» EXERCISE: Reproduce all the lines exactly as they stand, apart from the pictures.

» RECORDED INFORMATION:
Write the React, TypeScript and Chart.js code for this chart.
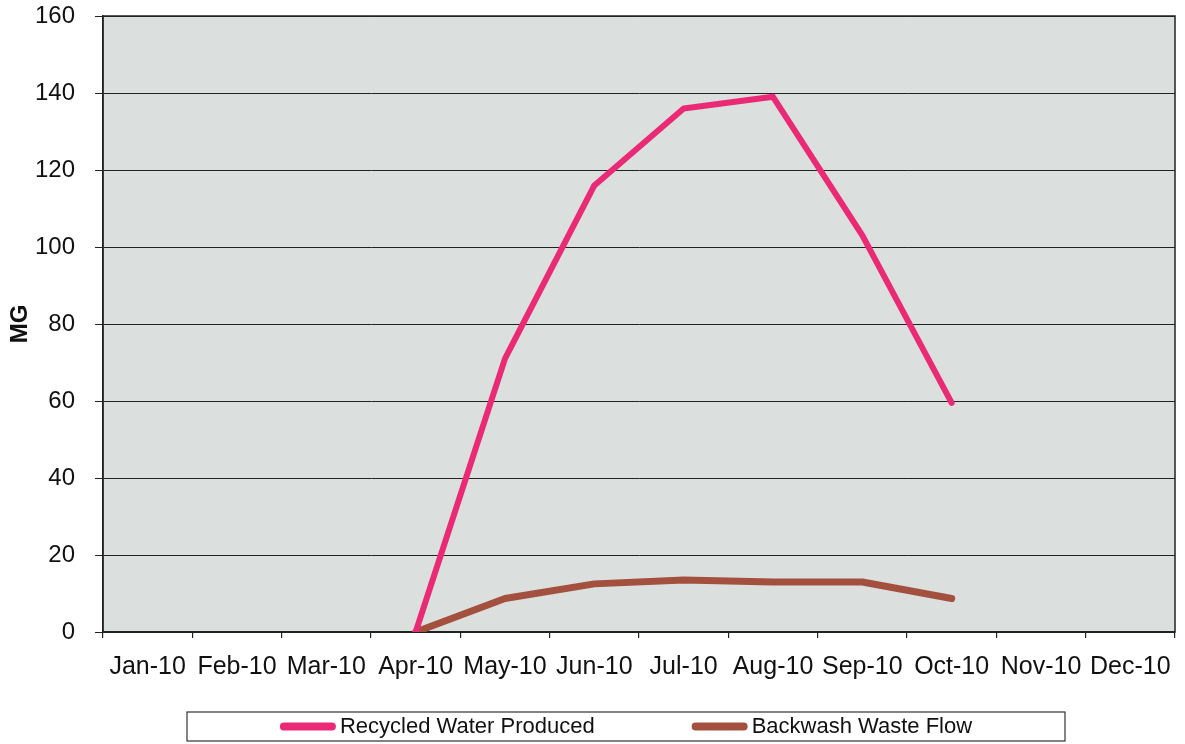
import React, { useEffect, useRef } from "react";
import { Chart, registerables } from "chart.js";

Chart.register(...registerables);

const months = ["Jan-10", "Feb-10", "Mar-10", "Apr-10", "May-10", "Jun-10", "Jul-10", "Aug-10", "Sep-10", "Oct-10", "Nov-10", "Dec-10"];
const recycledWater = [null, null, null, 0, 71, 116, 136, 139, 103, 59.5, null, null];
const backwashFlow = [null, null, null, 0, 8.7, 12.5, 13.5, 13, 13, 8.7, null, null];
const seriesNames = ["Recycled Water Produced", "Backwash Waste Flow"];
const seriesColors = ["#ea2a74", "#a4503f"];
const yTicks = { min: 0, max: 160, step: 20 };
const yTitle = "MG";

const FONT = "'Liberation Sans', Arial, sans-serif";

const plotBg = {
  id: "plotBg",
  beforeDraw(chart: any) {
    const { ctx, chartArea: a } = chart;
    ctx.save();
    ctx.fillStyle = "#dbe0de";
    ctx.fillRect(a.left, a.top, a.right - a.left, a.bottom - a.top);
    ctx.restore();
  },
  beforeDatasetsDraw(chart: any) {
    const { ctx, chartArea: a } = chart;
    ctx.save();
    ctx.strokeStyle = "#222";
    ctx.lineWidth = 1.5;
    ctx.strokeRect(a.left, a.top, a.right - a.left, a.bottom - a.top);
    ctx.restore();
  },
};

const boxLegend = {
  id: "boxLegend",
  afterDraw(chart: any) {
    const { ctx } = chart;
    const boxL = 187, boxT = 712, boxW = 878, boxH = 29;
    ctx.save();
    ctx.fillStyle = "#ffffff";
    ctx.fillRect(boxL, boxT, boxW, boxH);
    ctx.strokeStyle = "#333";
    ctx.lineWidth = 1.2;
    ctx.strokeRect(boxL, boxT, boxW, boxH);
    ctx.font = `22px ${FONT}`;
    const sample = 56, gap = 4, itemGap = 97;
    const ds = chart.data.datasets;
    const widths = ds.map((d: any) => ctx.measureText(d.label).width);
    const total = widths.reduce((s: number, w: number) => s + w + sample + gap, 0) + itemGap * (ds.length - 1);
    let x = boxL + boxW / 2 - total / 2;
    const cy = boxT + boxH / 2;
    ds.forEach((d: any, i: number) => {
      ctx.strokeStyle = d.borderColor;
      ctx.lineWidth = 8;
      ctx.lineCap = "round";
      ctx.beginPath();
      ctx.moveTo(x + 4, cy);
      ctx.lineTo(x + sample - 4, cy);
      ctx.stroke();
      ctx.fillStyle = "#111";
      ctx.textBaseline = "middle";
      ctx.textAlign = "left";
      ctx.fillText(d.label, x + sample + gap, cy);
      x += sample + gap + widths[i] + itemGap;
    });
    ctx.restore();
  },
};

export default function App() {
  const ref = useRef<HTMLCanvasElement>(null);
  useEffect(() => {
    if (!ref.current) return;
    const chart = new Chart(ref.current, {
      type: "line",
      data: {
        labels: months,
        datasets: [
          {
            label: seriesNames[0],
            data: recycledWater,
            borderColor: seriesColors[0],
            backgroundColor: seriesColors[0],
            borderWidth: 6,
            pointRadius: 0,
            borderCapStyle: "round",
            borderJoinStyle: "round",
            spanGaps: false,
          },
          {
            label: seriesNames[1],
            data: backwashFlow,
            borderColor: seriesColors[1],
            backgroundColor: seriesColors[1],
            borderWidth: 7,
            pointRadius: 0,
            borderCapStyle: "round",
            borderJoinStyle: "round",
            spanGaps: false,
          },
        ],
      },
      options: {
        responsive: false,
        animation: false,
        layout: { padding: { top: 16, right: 10, bottom: 52, left: 0 } },
        plugins: {
          legend: { display: false },
          tooltip: { enabled: false },
        },
        scales: {
          x: {
            type: "category",
            offset: true,
            grid: {
              offset: true,
              drawOnChartArea: false,
              drawTicks: true,
              tickLength: 6,
              color: "#222",
              lineWidth: 1.2,
            },
            border: { display: true, color: "#222", width: 1.5 },
            ticks: {
              color: "#111",
              font: { family: FONT, size: 25 },
              padding: 14,
              maxRotation: 0,
              minRotation: 0,
              autoSkip: false,
            },
            afterFit(scale: any) {
              scale.height = 60;
              scale.paddingLeft = 0;
              scale.paddingRight = 0;
            },
          },
          y: {
            min: yTicks.min,
            max: yTicks.max,
            grid: {
              color: "#222",
              lineWidth: 1,
              tickLength: 8,
            },
            border: { display: true, color: "#222", width: 1.5 },
            ticks: {
              stepSize: yTicks.step,
              color: "#111",
              font: { family: FONT, size: 24 },
              padding: 20,
            },
            title: {
              display: true,
              text: yTitle,
              color: "#111",
              font: { family: FONT, size: 24, weight: "bold" },
              padding: { top: 6, bottom: 0 },
            },
            afterFit(scale: any) {
              scale.width = 103;
              scale.paddingTop = 0;
              scale.paddingBottom = 0;
            },
          },
        },
      },
      plugins: [plotBg, boxLegend],
    });
    return () => chart.destroy();
  }, []);
  return (
    <div style={{ position: "absolute", left: 0, top: 0, width: 1185, height: 744, background: "#fff" }}>
      <canvas ref={ref} width={1185} height={744} style={{ display: "block" }} />
    </div>
  );
}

» WRITTEN RESPONSE:
Write the React, TypeScript and Chart.js code for this chart.
import React, { useEffect, useRef } from "react";
import { Chart, registerables } from "chart.js";

Chart.register(...registerables);

const months = ["Jan-10", "Feb-10", "Mar-10", "Apr-10", "May-10", "Jun-10", "Jul-10", "Aug-10", "Sep-10", "Oct-10", "Nov-10", "Dec-10"];
const recycledWater = [null, null, null, 0, 71, 116, 136, 139, 103, 59.5, null, null];
const backwashFlow = [null, null, null, 0, 8.7, 12.5, 13.5, 13, 13, 8.7, null, null];
const seriesNames = ["Recycled Water Produced", "Backwash Waste Flow"];
const seriesColors = ["#ea2a74", "#a4503f"];
const yTicks = { min: 0, max: 160, step: 20 };
const yTitle = "MG";

const FONT = "'Liberation Sans', Arial, sans-serif";

const plotBg = {
  id: "plotBg",
  beforeDraw(chart: any) {
    const { ctx, chartArea: a } = chart;
    ctx.save();
    ctx.fillStyle = "#dbe0de";
    ctx.fillRect(a.left, a.top, a.right - a.left, a.bottom - a.top);
    ctx.restore();
  },
  beforeDatasetsDraw(chart: any) {
    const { ctx, chartArea: a } = chart;
    ctx.save();
    ctx.strokeStyle = "#222";
    ctx.lineWidth = 1.5;
    ctx.strokeRect(a.left, a.top, a.right - a.left, a.bottom - a.top);
    ctx.restore();
  },
};

const boxLegend = {
  id: "boxLegend",
  afterDraw(chart: any) {
    const { ctx } = chart;
    const boxL = 187, boxT = 712, boxW = 878, boxH = 29;
    ctx.save();
    ctx.fillStyle = "#ffffff";
    ctx.fillRect(boxL, boxT, boxW, boxH);
    ctx.strokeStyle = "#333";
    ctx.lineWidth = 1.2;
    ctx.strokeRect(boxL, boxT, boxW, boxH);
    ctx.font = `22px ${FONT}`;
    const sample = 56, gap = 4, itemGap = 97;
    const ds = chart.data.datasets;
    const widths = ds.map((d: any) => ctx.measureText(d.label).width);
    const total = widths.reduce((s: number, w: number) => s + w + sample + gap, 0) + itemGap * (ds.length - 1);
    let x = boxL + boxW / 2 - total / 2;
    const cy = boxT + boxH / 2;
    ds.forEach((d: any, i: number) => {
      ctx.strokeStyle = d.borderColor;
      ctx.lineWidth = 8;
      ctx.lineCap = "round";
      ctx.beginPath();
      ctx.moveTo(x + 4, cy);
      ctx.lineTo(x + sample - 4, cy);
      ctx.stroke();
      ctx.fillStyle = "#111";
      ctx.textBaseline = "middle";
      ctx.textAlign = "left";
      ctx.fillText(d.label, x + sample + gap, cy);
      x += sample + gap + widths[i] + itemGap;
    });
    ctx.restore();
  },
};

export default function App() {
  const ref = useRef<HTMLCanvasElement>(null);
  useEffect(() => {
    if (!ref.current) return;
    const chart = new Chart(ref.current, {
      type: "line",
      data: {
        labels: months,
        datasets: [
          {
            label: seriesNames[0],
            data: recycledWater,
            borderColor: seriesColors[0],
            backgroundColor: seriesColors[0],
            borderWidth: 6,
            pointRadius: 0,
            borderCapStyle: "round",
            borderJoinStyle: "round",
            spanGaps: false,
          },
          {
            label: seriesNames[1],
            data: backwashFlow,
            borderColor: seriesColors[1],
            backgroundColor: seriesColors[1],
            borderWidth: 7,
            pointRadius: 0,
            borderCapStyle: "round",
            borderJoinStyle: "round",
            spanGaps: false,
          },
        ],
      },
      options: {
        responsive: false,
        animation: false,
        layout: { padding: { top: 16, right: 10, bottom: 52, left: 0 } },
        plugins: {
          legend: { display: false },
          tooltip: { enabled: false },
        },
        scales: {
          x: {
            type: "category",
            offset: true,
            grid: {
              offset: true,
              drawOnChartArea: false,
              drawTicks: true,
              tickLength: 6,
              color: "#222",
              lineWidth: 1.2,
            },
            border: { display: true, color: "#222", width: 1.5 },
            ticks: {
              color: "#111",
              font: { family: FONT, size: 25 },
              padding: 14,
              maxRotation: 0,
              minRotation: 0,
              autoSkip: false,
            },
            afterFit(scale: any) {
              scale.height = 60;
              scale.paddingLeft = 0;
              scale.paddingRight = 0;
            },
          },
          y: {
            min: yTicks.min,
            max: yTicks.max,
            grid: {
              color: "#222",
              lineWidth: 1,
              tickLength: 8,
            },
            border: { display: true, color: "#222", width: 1.5 },
            ticks: {
              stepSize: yTicks.step,
              color: "#111",
              font: { family: FONT, size: 24 },
              padding: 20,
            },
            title: {
              display: true,
              text: yTitle,
              color: "#111",
              font: { family: FONT, size: 24, weight: "bold" },
              padding: { top: 6, bottom: 0 },
            },
            afterFit(scale: any) {
              scale.width = 103;
              scale.paddingTop = 0;
              scale.paddingBottom = 0;
            },
          },
        },
      },
      plugins: [plotBg, boxLegend],
    });
    return () => chart.destroy();
  }, []);
  return (
    <div style={{ position: "absolute", left: 0, top: 0, width: 1185, height: 744, background: "#fff" }}>
      <canvas ref={ref} width={1185} height={744} style={{ display: "block" }} />
    </div>
  );
}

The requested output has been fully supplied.